Information supplied:

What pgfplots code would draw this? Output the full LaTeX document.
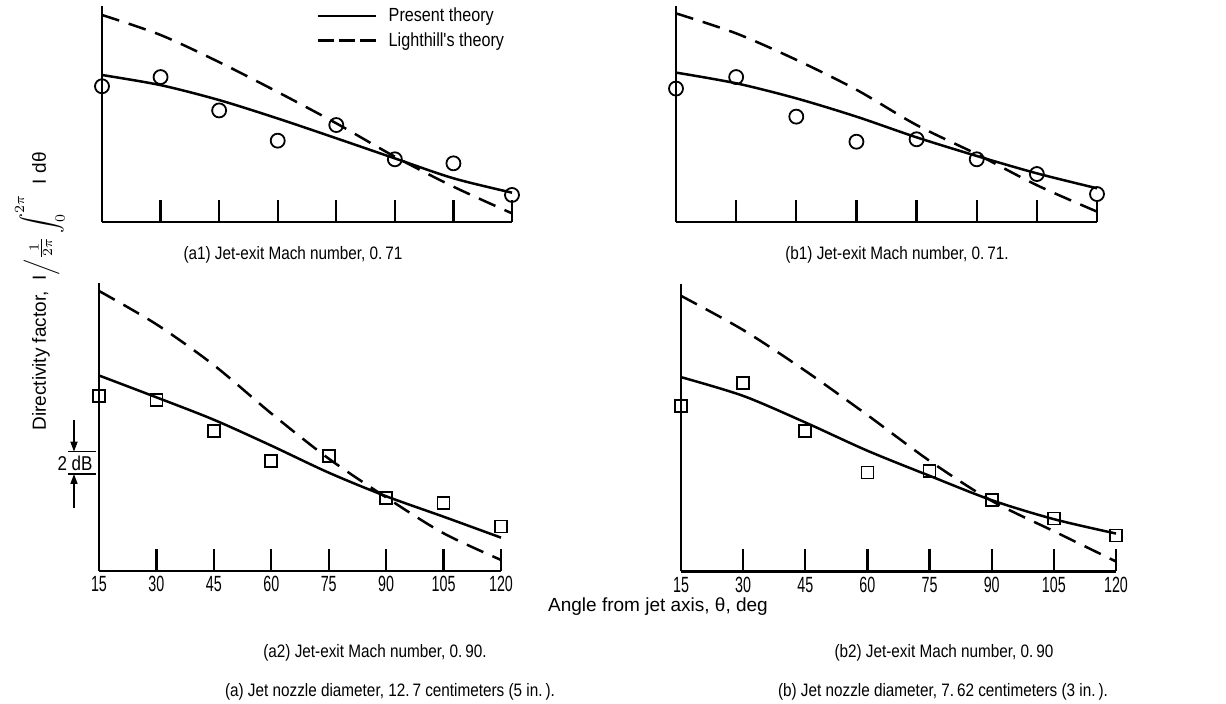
\documentclass[border=0pt]{standalone}
\usepackage{pgfplots}
\pgfplotsset{compat=1.18}
\usepackage{fontspec}
\setmainfont{Liberation Sans}
\newfontfamily\condfont{Liberation Sans}[FakeStretch=0.85]
\newfontfamily\tickfont{Liberation Sans}[FakeStretch=0.65]
\usetikzlibrary{arrows.meta}

\pgfplotsset{
  panel/.style={
    scale only axis,
    anchor=south west,
    axis x line=bottom, axis y line=left,
    axis line style={-, line width=1.1pt, black},
    xmin=15, xmax=120,
    ymin=0,
    xtick={15,30,...,120},
    ytick=\empty,
    tick align=inside,
    major tick length=11pt,
    tick style={line width=1.1pt, black},
    clip=false,
    /pgf/number format/assume math mode=true,
    xticklabel style={font=\fontsize{11}{12}\tickfont, inner sep=2.5pt},
  },
  theory/.style={black, line width=1.25pt, smooth},
  lighthill/.style={black, line width=1.25pt, smooth, dash pattern=on 9pt off 5pt},
  lighthillleg/.style={legend image code/.code={\draw[##1, dash pattern=on 8pt off 2.5pt] (0pt,0pt) -- (29pt,0pt);}},
  circ/.style={only marks, mark=o, mark size=3.5pt, mark options={line width=0.9pt, black}, forget plot},
  sq/.style={only marks, mark=square, mark size=3pt, mark options={line width=0.9pt, black}, forget plot},
}

\begin{document}
\begin{tikzpicture}
\useasboundingbox (0,0) rectangle (613pt,352pt);

% (a1)
\begin{axis}[panel, at={(51pt,241pt)}, width=205pt, height=108.1pt, ymax=18.8,
  xticklabels=\empty,
  legend style={draw=none, fill=none, at={(0.524,1.012)}, anchor=north west,
    font=\fontsize{9.5}{10}\condfont, row sep=0pt, column sep=3.5pt, inner sep=0pt, cells={anchor=west}},
  legend image code/.code={\draw[#1] (0pt,0pt) -- (29pt,0pt);}]
\addplot[theory] coordinates {(15,12.78) (30,11.9) (45,10.6) (60,9.0) (75,7.28) (90,5.53) (105,3.8) (120,2.55)};
\addlegendentry{Present theory}
\addplot[lighthill, lighthillleg]
  coordinates {(15,18.0) (30,16.26) (45,13.9) (60,11.3) (75,8.58) (90,5.68) (105,3.07) (120,0.75)};
\addlegendentry{Lighthill's theory}
\addplot[circ] coordinates {(15,11.8) (30,12.6) (45,9.7) (60,7.07) (75,8.43) (90,5.45) (105,5.1) (120,2.35)};
\end{axis}

% (b1)
\begin{axis}[panel, at={(338pt,241pt)}, width=210.5pt, height=108.1pt, ymax=18.8,
  xticklabels=\empty]
\addplot[theory] coordinates {(15,12.99) (30,12.06) (45,10.75) (60,9.16) (75,7.36) (90,5.74) (105,4.23) (120,2.93)};
\addplot[lighthill] coordinates {(15,18.14) (30,16.4) (45,14.1) (60,11.5) (75,8.43) (90,5.9) (105,3.2) (120,0.9)};
\addplot[circ] coordinates {(15,11.6) (30,12.6) (45,9.16) (60,6.98) (75,7.19) (90,5.45) (105,4.17) (120,2.43)};
\end{axis}

% (a2)
\begin{axis}[panel, at={(49.5pt,66.5pt)}, width=201pt, height=143.75pt, ymax=25]
\addplot[theory] coordinates {(15,17.0) (30,15.1) (45,13.15) (60,10.9) (75,8.55) (90,6.5) (105,4.72) (120,2.9)};
\addplot[lighthill] coordinates {(15,24.35) (30,21.45) (45,17.9) (60,13.7) (75,9.77) (90,6.4) (105,3.28) (120,0.96)};
\addplot[sq] coordinates {(15,15.2) (30,14.9) (45,12.17) (60,9.57) (75,10.0) (90,6.38) (105,5.88) (120,3.86)};
\end{axis}

% (b2)
\begin{axis}[panel, at={(340.5pt,66.25pt)}, width=217.5pt, height=143.75pt, ymax=25]
\addplot[theory] coordinates {(15,16.9) (30,15.27) (45,12.96) (60,10.5) (75,8.32) (90,6.2) (105,4.55) (120,3.3)};
\addplot[lighthill] coordinates {(15,23.97) (30,21.0) (45,17.45) (60,13.6) (75,9.62) (90,6.14) (105,3.5) (120,0.87)};
\addplot[sq] coordinates {(15,14.4) (30,16.4) (45,12.2) (60,8.6) (75,8.75) (90,6.23) (105,4.6) (120,3.13)};
\end{axis}

% y label
\node[rotate=90, anchor=base, font=\fontsize{9.5}{11}\selectfont] at (23pt,206.25pt)
  {Directivity factor,\ \ $\mathrm{I}\Big/\frac{1}{2\pi}\displaystyle\int_0^{2\pi}$\ \ I dθ};

% 2 dB scale marker
\draw[line width=0.8pt] (34pt,126.15pt) -- (48pt,126.15pt);
\draw[line width=0.8pt] (34pt,115pt) -- (48pt,115pt);
\draw[line width=0.8pt, -{Triangle[length=5pt,width=3.5pt]}] (37pt,142pt) -- (37pt,126.15pt);
\draw[line width=0.8pt, -{Triangle[length=5pt,width=3.5pt]}] (37pt,98pt) -- (37pt,115pt);
\node[font=\fontsize{10}{10}\condfont, inner sep=0pt] at (37.5pt,120.5pt) {2 dB};

% captions
\node[font=\fontsize{9}{10}\condfont] at (146.5pt,224.5pt) {(a1) Jet-exit Mach number, 0.\,71};
\node[font=\fontsize{9}{10}\condfont] at (448.5pt,224.5pt) {(b1) Jet-exit Mach number, 0.\,71.};
\node[font=\fontsize{9.5}{11}\selectfont] at (329pt,48.5pt) {Angle from jet axis, θ, deg};
\node[font=\fontsize{9}{10}\condfont] at (187.5pt,25.5pt) {(a2) Jet-exit Mach number, 0.\,90.};
\node[font=\fontsize{9}{10}\condfont] at (472pt,25.5pt) {(b2) Jet-exit Mach number, 0.\,90};
\node[font=\fontsize{9}{10}\condfont] at (195pt,6pt) {(a) Jet nozzle diameter, 12.\,7 centimeters (5 in.\,).};
\node[font=\fontsize{9}{10}\condfont] at (471.5pt,6pt) {(b) Jet nozzle diameter, 7.\,62 centimeters (3 in.\,).};
\end{tikzpicture}
\end{document}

Work to do: Restate each line from the start of the listing through the line bearing "(0,0) rectangle (613pt,352pt);" word for word. Drop the pictures.

Full response:
What pgfplots code would draw this? Output the full LaTeX document.
\documentclass[border=0pt]{standalone}
\usepackage{pgfplots}
\pgfplotsset{compat=1.18}
\usepackage{fontspec}
\setmainfont{Liberation Sans}
\newfontfamily\condfont{Liberation Sans}[FakeStretch=0.85]
\newfontfamily\tickfont{Liberation Sans}[FakeStretch=0.65]
\usetikzlibrary{arrows.meta}

\pgfplotsset{
  panel/.style={
    scale only axis,
    anchor=south west,
    axis x line=bottom, axis y line=left,
    axis line style={-, line width=1.1pt, black},
    xmin=15, xmax=120,
    ymin=0,
    xtick={15,30,...,120},
    ytick=\empty,
    tick align=inside,
    major tick length=11pt,
    tick style={line width=1.1pt, black},
    clip=false,
    /pgf/number format/assume math mode=true,
    xticklabel style={font=\fontsize{11}{12}\tickfont, inner sep=2.5pt},
  },
  theory/.style={black, line width=1.25pt, smooth},
  lighthill/.style={black, line width=1.25pt, smooth, dash pattern=on 9pt off 5pt},
  lighthillleg/.style={legend image code/.code={\draw[##1, dash pattern=on 8pt off 2.5pt] (0pt,0pt) -- (29pt,0pt);}},
  circ/.style={only marks, mark=o, mark size=3.5pt, mark options={line width=0.9pt, black}, forget plot},
  sq/.style={only marks, mark=square, mark size=3pt, mark options={line width=0.9pt, black}, forget plot},
}

\begin{document}
\begin{tikzpicture}
\useasboundingbox (0,0) rectangle (613pt,352pt);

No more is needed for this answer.